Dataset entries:
• • • • •
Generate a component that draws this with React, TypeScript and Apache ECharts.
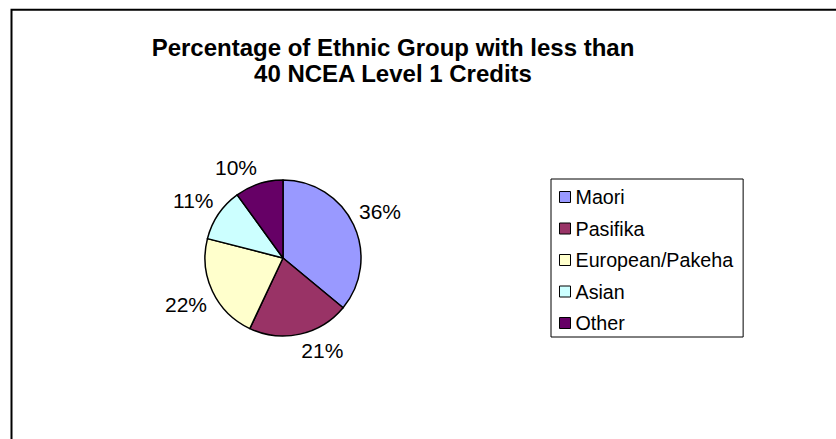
import React, { useEffect, useRef } from "react";
import * as echarts from "echarts";

const titleLines = ["Percentage of Ethnic Group with less than", "40 NCEA Level 1 Credits"];
const categories = ["Maori", "Pasifika", "European/Pakeha", "Asian", "Other"];
const values = [36, 21, 22, 11, 10];
const palette = ["#9999FF", "#993366", "#FFFFCC", "#CCFFFF", "#660066"];

const FONT = "'Liberation Sans', Arial, Helvetica, sans-serif";
const PIE_CENTER = [283, 258];

export default function App() {
  const ref = useRef<HTMLDivElement>(null);

  useEffect(() => {
    if (!ref.current) return;
    const chart = echarts.init(ref.current, undefined, { renderer: "svg" });
    const data = categories.map((name, i) => ({
      name,
      value: values[i],
      itemStyle: { color: palette[i] },
    }));

    chart.setOption({
      animation: false,
      backgroundColor: "#ffffff",
      title: {
        text: titleLines.join("\n"),
        left: 388,
        top: 29,
        textAlign: "center",
        textStyle: {
          fontFamily: FONT,
          fontWeight: "bold",
          fontSize: 24,
          lineHeight: 26,
          color: "#000",
        },
      },
      legend: {
        orient: "vertical",
        left: 551,
        top: 179,
        padding: [8, 10, 4, 8],
        itemGap: 11.5,
        itemWidth: 11,
        itemHeight: 11,
        icon: "rect",
        borderColor: "#000",
        borderWidth: 1,
        backgroundColor: "#fff",
        selectedMode: false,
        data: categories,
        itemStyle: { borderColor: "#000", borderWidth: 1 },
        textStyle: {
          fontFamily: FONT,
          fontSize: 19.7,
          lineHeight: 20,
          color: "#000",
        },
      },
      graphic: [
        {
          type: "rect",
          silent: true,
          shape: { x: 11.5, y: 9.8, width: 2000, height: 2000 },
          style: { fill: "none", stroke: "#000", lineWidth: 2 },
        },
      ],
      series: [
        {
          type: "pie",
          name: "pie",
          center: PIE_CENTER,
          radius: 78,
          startAngle: 90,
          clockwise: true,
          avoidLabelOverlap: false,
          label: {
            show: true,
            position: "outside",
            formatter: (p: any) => Math.round(p.percent) + "%",
            fontFamily: FONT,
            fontSize: 21,
            color: "#000",
          },
          labelLine: { show: false, length: 6, length2: -5 },
          labelLayout: (p: any) => {
            const mid = p.labelRect.y + p.labelRect.height / 2;
            return { verticalAlign: mid < PIE_CENTER[1] ? "bottom" : "top" };
          },
          itemStyle: { borderColor: "#000", borderWidth: 1.5 },
          emphasis: { disabled: true },
          silent: true,
          data,
        },
      ],
    });

    return () => chart.dispose();
  }, []);

  return (
    <div
      ref={ref}
      style={{ position: "fixed", left: 0, top: 0, width: 836, height: 439 }}
    />
  );
}
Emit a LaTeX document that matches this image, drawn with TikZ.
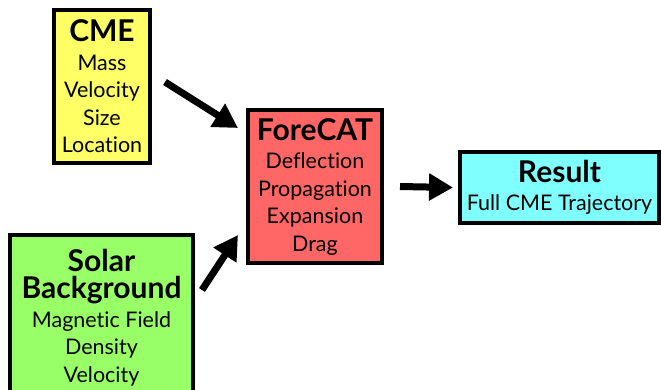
\documentclass[tikz,border=0pt]{standalone}
\usepackage{fontspec}
\setmainfont{Lato}[Ligatures=NoCommon]
\usetikzlibrary{arrows.meta}
\definecolor{cmeyellow}{RGB}{255,255,102}
\definecolor{catred}{RGB}{255,102,102}
\definecolor{rescyan}{RGB}{128,255,255}
\definecolor{solgreen}{RGB}{153,255,102}
\newcommand{\boxhead}[1]{{\fontsize{30}{32}\selectfont\bfseries #1}}

\begin{document}
\begin{tikzpicture}[x=1pt,y=-1pt,
  block/.style={draw=black,line width=4pt,align=center,inner sep=0pt,
    font=\fontsize{21.5}{27.5}\selectfont},
  flow/.style={line width=7pt,-{Triangle[length=24pt,width=26pt]}}]
\clip (0,0) rectangle (661,389);
\fill[white] (0,0) rectangle (661,389);

\node[block,fill=cmeyellow,minimum width=96pt,minimum height=153pt] (CME) at (102,86.5)
  {\boxhead{CME}\\[1pt]Mass\\Velocity\\Size\\Location};
\node[block,fill=catred,minimum width=134pt,minimum height=153pt] (ForeCAT) at (315,186.5)
  {\boxhead{ForeCAT}\\[1pt]Deflection\\Propagation\\Expansion\\Drag};
\node[block,fill=rescyan,minimum width=199pt,minimum height=71pt] (Result) at (559.5,187.5)
  {\boxhead{Result}\\[1pt]Full CME Trajectory};
\node[block,fill=solgreen,minimum width=183pt,minimum height=165pt] (Solar) at (101.5,317.5)
  {\boxhead{Solar}\\\boxhead{Background}\\[1pt]Magnetic Field\\Density\\Velocity};

\draw[flow] ([xshift=13pt,yshift=4.5pt]CME.east) -- ([xshift=-8pt,yshift=-20pt]ForeCAT.north west);
\draw[flow] ([xshift=7pt,yshift=-57pt]Solar.north east) -- ([xshift=-8pt,yshift=30pt]ForeCAT.south west);
\draw[flow] ([xshift=16pt]ForeCAT.east) -- ([xshift=-5pt]Result.west);
\end{tikzpicture}
\end{document}
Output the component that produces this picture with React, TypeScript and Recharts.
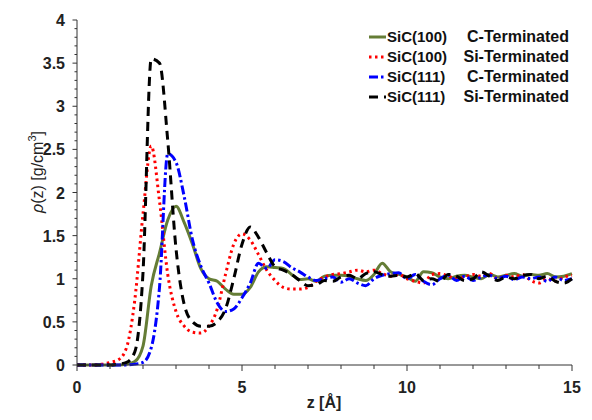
import React from 'react';
import { LineChart, Line, XAxis, YAxis } from 'recharts';

// z grid in Å
const zGrid = [
  0, 0.25, 0.5, 0.75, 1, 1.25, 1.5, 1.75, 2, 2.25, 2.5, 2.75, 3, 3.25, 3.5, 3.75,
  4, 4.25, 4.5, 4.75, 5, 5.25, 5.5, 5.75, 6, 6.25, 6.5, 6.75, 7, 7.25, 7.5, 7.75,
  8, 8.25, 8.5, 8.75, 9, 9.25, 9.5, 9.75, 10, 10.25, 10.5, 10.75, 11, 11.25, 11.5, 11.75,
  12, 12.25, 12.5, 12.75, 13, 13.25, 13.5, 13.75, 14, 14.25, 14.5, 14.75, 15,
];

const sic100C = [
  0, 0, 0, 0, 0, 0, 0.01, 0.04, 0.22, 0.92, 1.3, 1.68, 1.84, 1.65, 1.4, 1.12,
  1.0, 0.97, 0.88, 0.82, 0.82, 0.9, 1.08, 1.14, 1.13, 1.12, 1.05, 0.99, 1.0, 0.97, 1.03, 1.04,
  1.04, 1.03, 1.0, 0.98, 1.05, 1.18, 1.08, 1.05,
  1.02, 0.97, 1.08, 1.07, 1.02, 1.0, 1.03, 1.04, 1.02, 1.0, 1.05, 1.02, 1.04, 1.06, 1.03, 1.05,
  1.04, 1.06, 1.02, 1.03, 1.06,
];

const sic100Si = [
  0, 0, 0, 0.01, 0.03, 0.06, 0.2, 0.75, 1.75, 2.54, 1.9, 1.05, 0.62, 0.45, 0.38, 0.37,
  0.45, 0.65, 1.05, 1.4, 1.52, 1.45, 1.28, 1.1, 0.98, 0.9, 0.88, 0.88, 0.9, 0.97, 1.02, 1.05,
  1.06, 1.08, 1.1, 1.08, 1.1, 1.06, 1.03, 1.05,
  1.0, 0.97, 0.95, 1.05, 1.06, 1.03, 1.0, 1.02, 1.05, 1.03, 1.06, 1.0, 1.04, 1.02, 1.05, 0.98,
  0.95, 1.0, 0.97, 1.02, 1.04,
];

const sic111C = [
  0, 0, 0, 0, 0, 0, 0, 0.01, 0.03, 0.2, 0.9, 2.45, 2.35, 1.95, 1.45, 1.15,
  0.95, 0.72, 0.62, 0.65, 0.78, 0.95, 1.18, 1.12, 1.22, 1.2, 1.13, 1.08, 1.02, 0.98, 1.0, 1.02,
  0.96, 1.0, 0.95, 0.92, 1.0, 1.04, 1.06, 1.07,
  1.0, 1.05, 0.97, 0.93, 1.0, 1.04, 0.98, 1.03, 0.98, 1.02, 1.04, 1.0, 1.03, 0.99, 1.02, 1.0,
  1.02, 0.97, 1.02, 0.98, 1.0,
];

const sic111Si = [
  0, 0, 0, 0, 0, 0.01, 0.03, 0.15, 1.07, 3.55, 3.5, 2.6, 1.35, 0.7, 0.5, 0.45,
  0.45, 0.5, 0.65, 1.0, 1.4, 1.6, 1.48, 1.3, 1.14, 1.1, 1.05, 0.98, 0.92, 0.93, 0.98, 0.97,
  1.02, 1.04, 1.0, 1.06, 1.08, 1.05, 1.03, 1.04,
  1.02, 1.06, 0.98, 1.0, 0.97, 1.05, 1.03, 0.98, 1.0, 1.08, 1.03, 0.98, 1.02, 1.0, 1.04, 1.05,
  1.0, 1.03, 0.97, 0.95, 1.0,
];

const xTicks = [0, 1, 2, 3, 4, 5, 6, 7, 8, 9, 10, 11, 12, 13, 14, 15];
const yTicks = Array.from({ length: 41 }, (_, i) => i / 10);

const seriesMeta = [
  { key: 'c100', name: 'SiC(100)', term: 'C-Terminated', color: '#657d36', dash: undefined as string | undefined, width: 3 },
  { key: 's100', name: 'SiC(100)', term: 'Si-Terminated', color: '#ff0000', dash: '2.5 3.5', width: 3 },
  { key: 'c111', name: 'SiC(111)', term: 'C-Terminated', color: '#0000ff', dash: '9 3 2.5 3', width: 3 },
  { key: 's111', name: 'SiC(111)', term: 'Si-Terminated', color: '#000000', dash: '9 6', width: 3 },
];

const data = zGrid.map((z, i) => ({
  z,
  c100: sic100C[i],
  s100: sic100Si[i],
  c111: sic111C[i],
  s111: sic111Si[i],
}));

const FONT = '"Liberation Sans", Arial, Helvetica, sans-serif';
const AXIS = '#333';

const XTick = (props: any) => {
  const { x, y, payload } = props;
  const v = payload.value;
  const major = v % 5 === 0;
  return (
    <g>
      <line x1={x} y1={y} x2={x} y2={y + (major ? 6 : 4)} stroke={AXIS} strokeWidth={1} />
      {major && (
        <text x={x} y={y + 28} textAnchor="middle" fontSize={16} fontWeight="bold" fontFamily={FONT} fill="#222">
          {v}
        </text>
      )}
    </g>
  );
};

const YTick = (props: any) => {
  const { x, y, payload } = props;
  const v = payload.value;
  const major = Math.abs(v * 2 - Math.round(v * 2)) < 1e-6;
  return (
    <g>
      <line x1={x} y1={y} x2={x - (major ? 4.5 : 2.5)} y2={y} stroke={AXIS} strokeWidth={1} />
      {major && (
        <text x={x - 12} y={y + 6} textAnchor="end" fontSize={16} fontWeight="bold" fontFamily={FONT} fill="#222">
          {String(v)}
        </text>
      )}
    </g>
  );
};

const YLabel = () => (
  <text transform="translate(43,172) rotate(-90)" textAnchor="middle" fontSize={16} fontFamily={FONT} fill="#222">
    <tspan fontStyle="italic">ρ</tspan>
    <tspan>(z) [g/cm</tspan>
    <tspan dy={-7} fontSize={11}>3</tspan>
    <tspan dy={7}>]</tspan>
  </text>
);

const XLabel = () => (
  <text x={324} y={408} textAnchor="middle" fontSize={16} fontWeight="bold" fontFamily={FONT} fill="#222">
    z [Å]
  </text>
);

const LegendBox = () => (
  <div
    style={{
      position: 'absolute',
      left: 368,
      top: 27,
      fontFamily: FONT,
      fontWeight: 'bold',
      color: '#111',
      width: 201,
      lineHeight: '20px',
    }}
  >
    {seriesMeta.map((s) => (
      <div key={s.key} style={{ display: 'flex', alignItems: 'center', height: 20, whiteSpace: 'nowrap' }}>
        <svg width={19} height={10} style={{ flex: 'none' }}>
          <line x1={1} y1={5} x2={18} y2={5} stroke={s.color} strokeWidth={s.width} strokeDasharray={s.dash} />
        </svg>
        <span style={{ fontSize: 15 }}>{s.name}</span>
        <span style={{ marginLeft: 'auto', fontSize: 16 }}>{s.term}</span>
      </div>
    ))}
  </div>
);

export default function App() {
  return (
    <div style={{ position: 'absolute', left: 0, top: 0, width: 592, height: 420, background: '#fff' }}>
      <LineChart width={592} height={420} data={data} margin={{ top: 20, right: 20, left: 0, bottom: 25 }}>
        <XAxis
          dataKey="z"
          type="number"
          domain={[0, 15]}
          ticks={xTicks}
          interval={0}
          tickSize={0}
          tickMargin={0}
          tick={<XTick />}
          height={30}
          stroke={AXIS}
          axisLine={{ stroke: AXIS, strokeWidth: 1 }}
          label={{ content: () => <XLabel /> }}
        />
        <YAxis
          type="number"
          domain={[0, 4]}
          ticks={yTicks}
          interval={0}
          tickSize={0}
          tickMargin={0}
          tick={<YTick />}
          width={77}
          stroke={AXIS}
          axisLine={{ stroke: AXIS, strokeWidth: 1 }}
          label={{ content: () => <YLabel /> }}
        />
        {seriesMeta.map((s) => (
          <Line
            key={s.key}
            dataKey={s.key}
            name={`${s.name} ${s.term}`}
            type="monotone"
            stroke={s.color}
            strokeWidth={s.width}
            strokeDasharray={s.dash}
            dot={false}
            activeDot={false}
            isAnimationActive={false}
          />
        ))}
      </LineChart>
      <LegendBox />
    </div>
  );
}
• • • • •
DIRECTION:
Only the lines from the one containing "Emit a LaTeX" down to the one containing "Line, XAxis, YAxis" should be copied, exactly and with both ends kept. Drop the pictures.

EXERCISE RESPONSE:
Emit a LaTeX document that matches this image, drawn with TikZ.
\documentclass[tikz,border=0pt]{standalone}
\usepackage{fontspec}
\setmainfont{Lato}[Ligatures=NoCommon]
\usetikzlibrary{arrows.meta}
\definecolor{cmeyellow}{RGB}{255,255,102}
\definecolor{catred}{RGB}{255,102,102}
\definecolor{rescyan}{RGB}{128,255,255}
\definecolor{solgreen}{RGB}{153,255,102}
\newcommand{\boxhead}[1]{{\fontsize{30}{32}\selectfont\bfseries #1}}

\begin{document}
\begin{tikzpicture}[x=1pt,y=-1pt,
  block/.style={draw=black,line width=4pt,align=center,inner sep=0pt,
    font=\fontsize{21.5}{27.5}\selectfont},
  flow/.style={line width=7pt,-{Triangle[length=24pt,width=26pt]}}]
\clip (0,0) rectangle (661,389);
\fill[white] (0,0) rectangle (661,389);

\node[block,fill=cmeyellow,minimum width=96pt,minimum height=153pt] (CME) at (102,86.5)
  {\boxhead{CME}\\[1pt]Mass\\Velocity\\Size\\Location};
\node[block,fill=catred,minimum width=134pt,minimum height=153pt] (ForeCAT) at (315,186.5)
  {\boxhead{ForeCAT}\\[1pt]Deflection\\Propagation\\Expansion\\Drag};
\node[block,fill=rescyan,minimum width=199pt,minimum height=71pt] (Result) at (559.5,187.5)
  {\boxhead{Result}\\[1pt]Full CME Trajectory};
\node[block,fill=solgreen,minimum width=183pt,minimum height=165pt] (Solar) at (101.5,317.5)
  {\boxhead{Solar}\\\boxhead{Background}\\[1pt]Magnetic Field\\Density\\Velocity};

\draw[flow] ([xshift=13pt,yshift=4.5pt]CME.east) -- ([xshift=-8pt,yshift=-20pt]ForeCAT.north west);
\draw[flow] ([xshift=7pt,yshift=-57pt]Solar.north east) -- ([xshift=-8pt,yshift=30pt]ForeCAT.south west);
\draw[flow] ([xshift=16pt]ForeCAT.east) -- ([xshift=-5pt]Result.west);
\end{tikzpicture}
\end{document}
Output the component that produces this picture with React, TypeScript and Recharts.
import React from 'react';
import { LineChart, Line, XAxis, YAxis } from 'recharts';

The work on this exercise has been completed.